• [What is required]: Copy the material below verbatim from the line with "Clone this chart in Altair." to the line with "one category slot", both lines included, omitting pictures and every line outside that range.

* begin Data extract *

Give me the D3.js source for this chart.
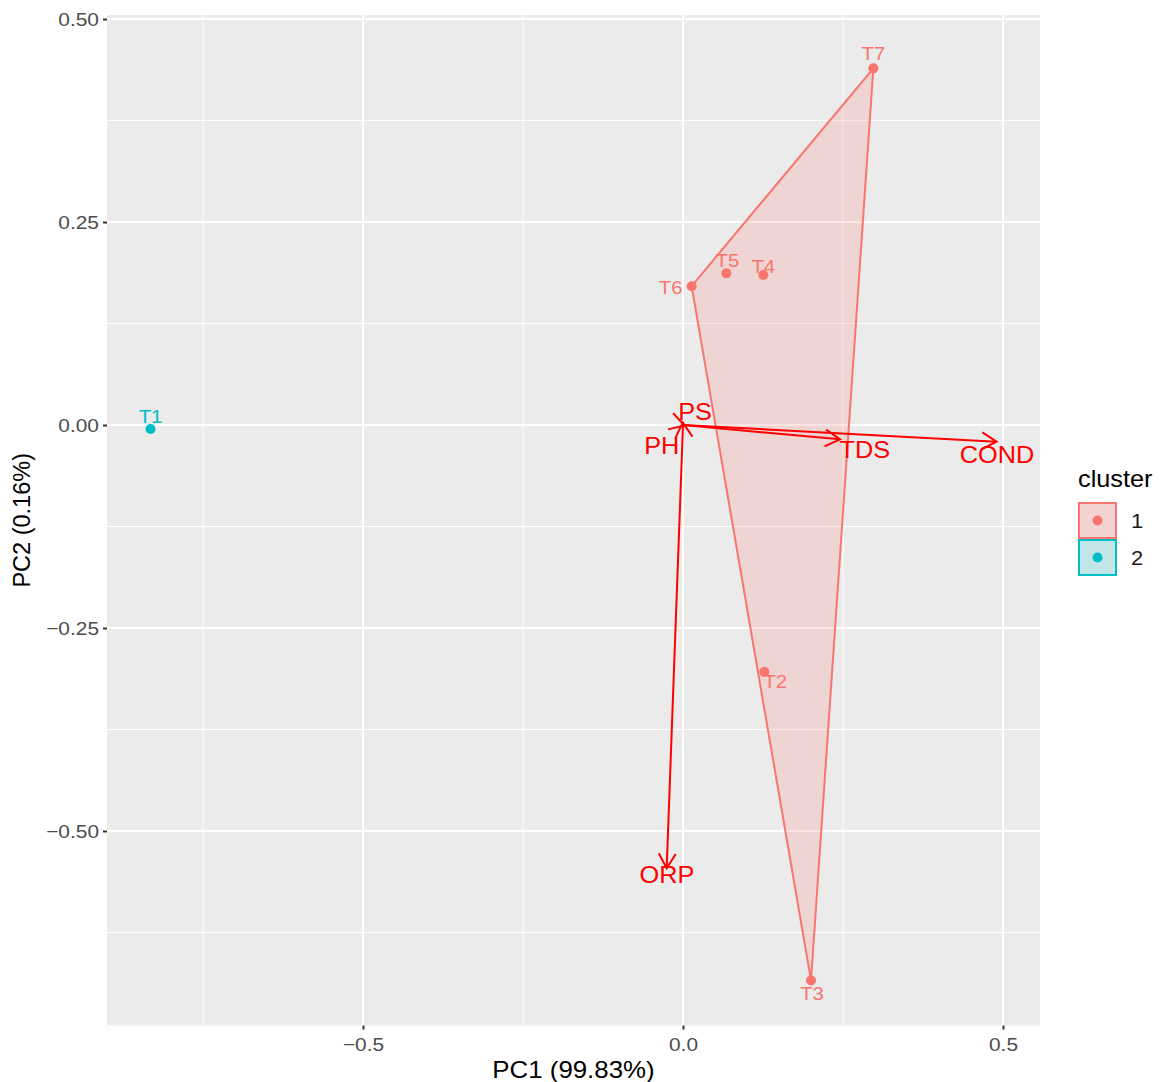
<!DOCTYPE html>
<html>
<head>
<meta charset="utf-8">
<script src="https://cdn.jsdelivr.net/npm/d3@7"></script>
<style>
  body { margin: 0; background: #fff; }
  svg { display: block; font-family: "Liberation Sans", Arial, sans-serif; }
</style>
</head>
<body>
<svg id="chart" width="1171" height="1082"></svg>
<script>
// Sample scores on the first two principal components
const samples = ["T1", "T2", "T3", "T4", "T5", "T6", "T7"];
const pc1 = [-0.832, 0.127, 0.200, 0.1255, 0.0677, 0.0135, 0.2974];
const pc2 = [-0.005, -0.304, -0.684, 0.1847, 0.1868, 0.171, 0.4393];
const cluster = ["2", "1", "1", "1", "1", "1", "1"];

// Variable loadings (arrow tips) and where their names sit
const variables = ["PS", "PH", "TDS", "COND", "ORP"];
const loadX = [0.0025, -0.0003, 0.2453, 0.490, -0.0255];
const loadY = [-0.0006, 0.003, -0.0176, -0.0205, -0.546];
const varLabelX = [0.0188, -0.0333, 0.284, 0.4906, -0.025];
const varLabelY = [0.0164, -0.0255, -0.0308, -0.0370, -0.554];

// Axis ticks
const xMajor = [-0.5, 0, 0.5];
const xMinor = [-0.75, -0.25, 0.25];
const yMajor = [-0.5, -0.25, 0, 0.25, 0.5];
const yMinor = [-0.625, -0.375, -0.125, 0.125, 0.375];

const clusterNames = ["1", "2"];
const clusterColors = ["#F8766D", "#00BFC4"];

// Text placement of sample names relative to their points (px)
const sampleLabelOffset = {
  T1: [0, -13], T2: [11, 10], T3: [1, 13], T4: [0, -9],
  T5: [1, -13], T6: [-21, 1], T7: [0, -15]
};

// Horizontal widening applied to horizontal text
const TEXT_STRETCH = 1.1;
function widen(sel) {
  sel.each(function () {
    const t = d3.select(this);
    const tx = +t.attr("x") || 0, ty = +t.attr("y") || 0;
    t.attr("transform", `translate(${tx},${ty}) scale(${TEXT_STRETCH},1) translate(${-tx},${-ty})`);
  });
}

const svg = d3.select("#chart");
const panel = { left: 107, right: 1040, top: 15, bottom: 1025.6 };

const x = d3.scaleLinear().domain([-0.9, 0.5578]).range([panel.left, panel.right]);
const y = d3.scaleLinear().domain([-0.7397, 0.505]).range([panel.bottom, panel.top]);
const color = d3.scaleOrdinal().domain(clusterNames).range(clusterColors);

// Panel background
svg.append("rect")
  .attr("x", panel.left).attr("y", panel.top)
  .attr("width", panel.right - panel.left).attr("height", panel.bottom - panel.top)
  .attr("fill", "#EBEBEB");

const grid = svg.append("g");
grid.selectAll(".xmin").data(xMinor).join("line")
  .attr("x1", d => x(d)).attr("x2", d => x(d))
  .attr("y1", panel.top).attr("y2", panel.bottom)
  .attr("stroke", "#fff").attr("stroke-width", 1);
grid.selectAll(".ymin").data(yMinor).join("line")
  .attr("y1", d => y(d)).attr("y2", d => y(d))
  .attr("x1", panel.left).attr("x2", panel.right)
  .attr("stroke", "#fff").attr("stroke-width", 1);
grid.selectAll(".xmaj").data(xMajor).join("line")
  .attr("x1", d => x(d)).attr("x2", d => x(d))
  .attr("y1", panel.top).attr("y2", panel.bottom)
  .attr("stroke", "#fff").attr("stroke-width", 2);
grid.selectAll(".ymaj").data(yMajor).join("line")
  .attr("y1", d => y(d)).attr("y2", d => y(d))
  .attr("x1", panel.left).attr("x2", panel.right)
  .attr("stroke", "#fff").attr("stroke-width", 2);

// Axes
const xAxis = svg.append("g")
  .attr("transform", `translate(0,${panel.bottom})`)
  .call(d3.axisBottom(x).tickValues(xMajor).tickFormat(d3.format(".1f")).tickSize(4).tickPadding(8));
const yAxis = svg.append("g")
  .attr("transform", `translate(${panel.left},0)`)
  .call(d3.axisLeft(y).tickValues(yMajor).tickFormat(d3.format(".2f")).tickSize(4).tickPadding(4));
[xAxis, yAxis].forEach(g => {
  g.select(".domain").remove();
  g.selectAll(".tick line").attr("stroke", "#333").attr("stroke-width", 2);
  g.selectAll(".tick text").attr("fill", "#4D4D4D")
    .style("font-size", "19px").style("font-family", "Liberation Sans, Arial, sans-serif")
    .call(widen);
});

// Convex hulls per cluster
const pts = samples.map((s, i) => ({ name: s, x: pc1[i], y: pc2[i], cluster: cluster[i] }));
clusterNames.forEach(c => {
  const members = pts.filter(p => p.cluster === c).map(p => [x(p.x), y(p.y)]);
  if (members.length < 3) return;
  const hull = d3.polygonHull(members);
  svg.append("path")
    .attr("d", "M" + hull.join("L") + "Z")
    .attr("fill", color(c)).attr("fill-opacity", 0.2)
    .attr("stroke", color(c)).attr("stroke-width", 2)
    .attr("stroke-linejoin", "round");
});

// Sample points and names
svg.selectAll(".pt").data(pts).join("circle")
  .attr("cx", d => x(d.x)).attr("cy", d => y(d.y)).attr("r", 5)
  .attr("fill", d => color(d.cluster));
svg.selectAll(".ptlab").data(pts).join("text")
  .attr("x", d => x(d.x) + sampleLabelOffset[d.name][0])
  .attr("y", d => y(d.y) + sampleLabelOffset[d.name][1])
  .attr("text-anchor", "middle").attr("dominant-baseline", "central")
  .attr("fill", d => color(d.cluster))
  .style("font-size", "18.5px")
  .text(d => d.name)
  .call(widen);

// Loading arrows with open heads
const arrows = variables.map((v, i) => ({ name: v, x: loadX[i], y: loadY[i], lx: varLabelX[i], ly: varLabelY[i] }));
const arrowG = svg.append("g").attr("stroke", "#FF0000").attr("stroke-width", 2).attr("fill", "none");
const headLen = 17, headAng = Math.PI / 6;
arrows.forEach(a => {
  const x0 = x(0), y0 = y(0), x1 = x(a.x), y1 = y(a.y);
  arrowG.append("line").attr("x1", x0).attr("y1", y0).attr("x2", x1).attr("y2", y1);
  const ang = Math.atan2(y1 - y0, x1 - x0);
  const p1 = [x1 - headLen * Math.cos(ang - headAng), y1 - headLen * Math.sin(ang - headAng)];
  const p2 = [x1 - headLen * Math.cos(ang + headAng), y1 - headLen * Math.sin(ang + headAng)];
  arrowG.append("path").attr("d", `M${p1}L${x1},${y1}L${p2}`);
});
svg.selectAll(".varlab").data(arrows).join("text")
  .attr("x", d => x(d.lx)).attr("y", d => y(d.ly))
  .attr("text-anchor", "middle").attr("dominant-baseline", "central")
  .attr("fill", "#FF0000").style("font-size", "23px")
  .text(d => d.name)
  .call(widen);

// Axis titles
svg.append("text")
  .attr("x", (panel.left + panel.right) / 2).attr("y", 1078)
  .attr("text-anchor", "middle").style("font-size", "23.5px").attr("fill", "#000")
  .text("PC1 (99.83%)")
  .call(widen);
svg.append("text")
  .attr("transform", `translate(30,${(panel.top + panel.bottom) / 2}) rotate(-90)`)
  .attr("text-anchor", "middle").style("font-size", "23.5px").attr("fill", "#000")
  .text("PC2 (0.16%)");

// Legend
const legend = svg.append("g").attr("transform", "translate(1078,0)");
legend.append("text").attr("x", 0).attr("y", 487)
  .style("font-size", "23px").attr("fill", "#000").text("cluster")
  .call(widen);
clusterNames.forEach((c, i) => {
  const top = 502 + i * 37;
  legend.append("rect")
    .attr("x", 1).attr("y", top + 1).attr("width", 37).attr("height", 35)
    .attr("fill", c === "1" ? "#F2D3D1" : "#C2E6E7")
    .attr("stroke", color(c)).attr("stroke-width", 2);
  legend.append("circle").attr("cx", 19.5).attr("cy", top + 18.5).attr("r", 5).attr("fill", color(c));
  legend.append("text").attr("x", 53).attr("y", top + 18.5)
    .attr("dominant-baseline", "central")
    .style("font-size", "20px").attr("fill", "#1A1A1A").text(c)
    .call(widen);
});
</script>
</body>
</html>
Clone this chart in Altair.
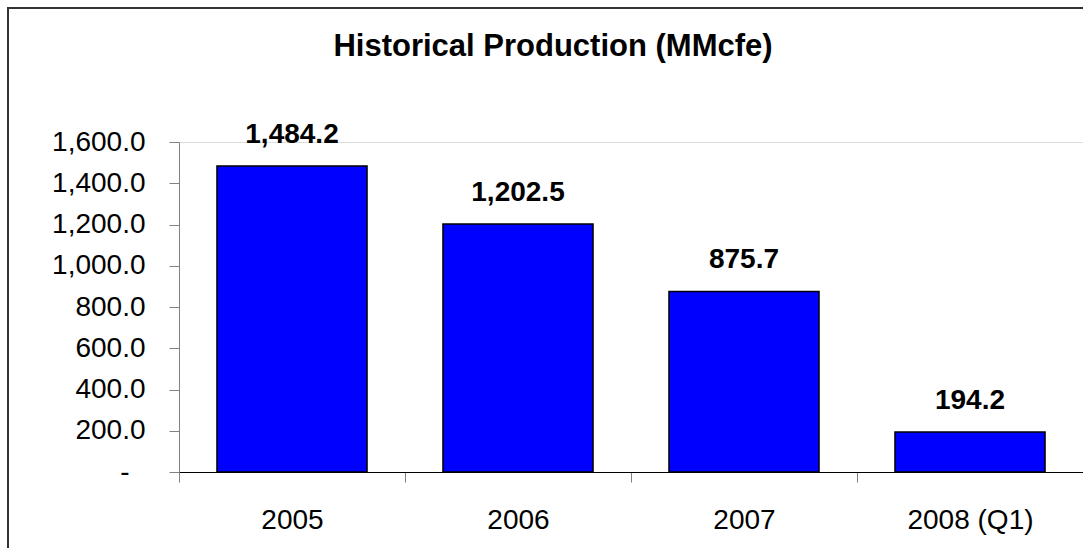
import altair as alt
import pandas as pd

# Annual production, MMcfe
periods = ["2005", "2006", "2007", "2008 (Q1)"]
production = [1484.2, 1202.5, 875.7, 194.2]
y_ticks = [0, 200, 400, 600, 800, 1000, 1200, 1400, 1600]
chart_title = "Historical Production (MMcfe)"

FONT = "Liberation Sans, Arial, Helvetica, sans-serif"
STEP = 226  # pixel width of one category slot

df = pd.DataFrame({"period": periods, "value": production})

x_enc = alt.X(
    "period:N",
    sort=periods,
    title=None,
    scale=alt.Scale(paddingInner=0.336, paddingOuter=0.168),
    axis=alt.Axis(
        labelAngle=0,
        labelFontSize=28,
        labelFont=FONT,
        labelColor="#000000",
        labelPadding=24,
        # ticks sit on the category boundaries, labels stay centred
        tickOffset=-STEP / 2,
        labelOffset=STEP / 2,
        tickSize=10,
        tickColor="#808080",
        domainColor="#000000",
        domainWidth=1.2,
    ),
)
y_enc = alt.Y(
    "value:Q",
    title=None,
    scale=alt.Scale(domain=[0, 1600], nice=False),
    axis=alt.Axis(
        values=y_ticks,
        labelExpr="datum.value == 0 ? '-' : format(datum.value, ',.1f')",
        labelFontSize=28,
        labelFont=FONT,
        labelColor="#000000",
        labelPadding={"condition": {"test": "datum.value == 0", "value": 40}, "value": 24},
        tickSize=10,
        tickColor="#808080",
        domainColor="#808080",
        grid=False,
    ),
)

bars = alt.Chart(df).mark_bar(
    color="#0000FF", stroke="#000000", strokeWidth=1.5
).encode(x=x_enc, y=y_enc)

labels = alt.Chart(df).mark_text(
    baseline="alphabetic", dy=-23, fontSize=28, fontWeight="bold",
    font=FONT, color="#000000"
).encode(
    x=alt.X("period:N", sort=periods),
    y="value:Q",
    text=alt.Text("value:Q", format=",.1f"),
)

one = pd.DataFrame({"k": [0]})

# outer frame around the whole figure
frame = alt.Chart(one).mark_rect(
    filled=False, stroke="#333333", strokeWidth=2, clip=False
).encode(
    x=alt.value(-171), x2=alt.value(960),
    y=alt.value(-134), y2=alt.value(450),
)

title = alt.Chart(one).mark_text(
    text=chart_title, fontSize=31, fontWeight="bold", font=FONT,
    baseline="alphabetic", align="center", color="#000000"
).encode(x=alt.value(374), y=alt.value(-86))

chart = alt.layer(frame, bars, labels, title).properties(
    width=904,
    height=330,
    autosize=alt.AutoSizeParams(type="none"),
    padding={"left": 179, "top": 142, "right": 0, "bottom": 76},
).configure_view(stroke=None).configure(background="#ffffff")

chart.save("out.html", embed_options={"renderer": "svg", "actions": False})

* end Data extract *

• [Final answer]:
Clone this chart in Altair.
import altair as alt
import pandas as pd

# Annual production, MMcfe
periods = ["2005", "2006", "2007", "2008 (Q1)"]
production = [1484.2, 1202.5, 875.7, 194.2]
y_ticks = [0, 200, 400, 600, 800, 1000, 1200, 1400, 1600]
chart_title = "Historical Production (MMcfe)"

FONT = "Liberation Sans, Arial, Helvetica, sans-serif"
STEP = 226  # pixel width of one category slot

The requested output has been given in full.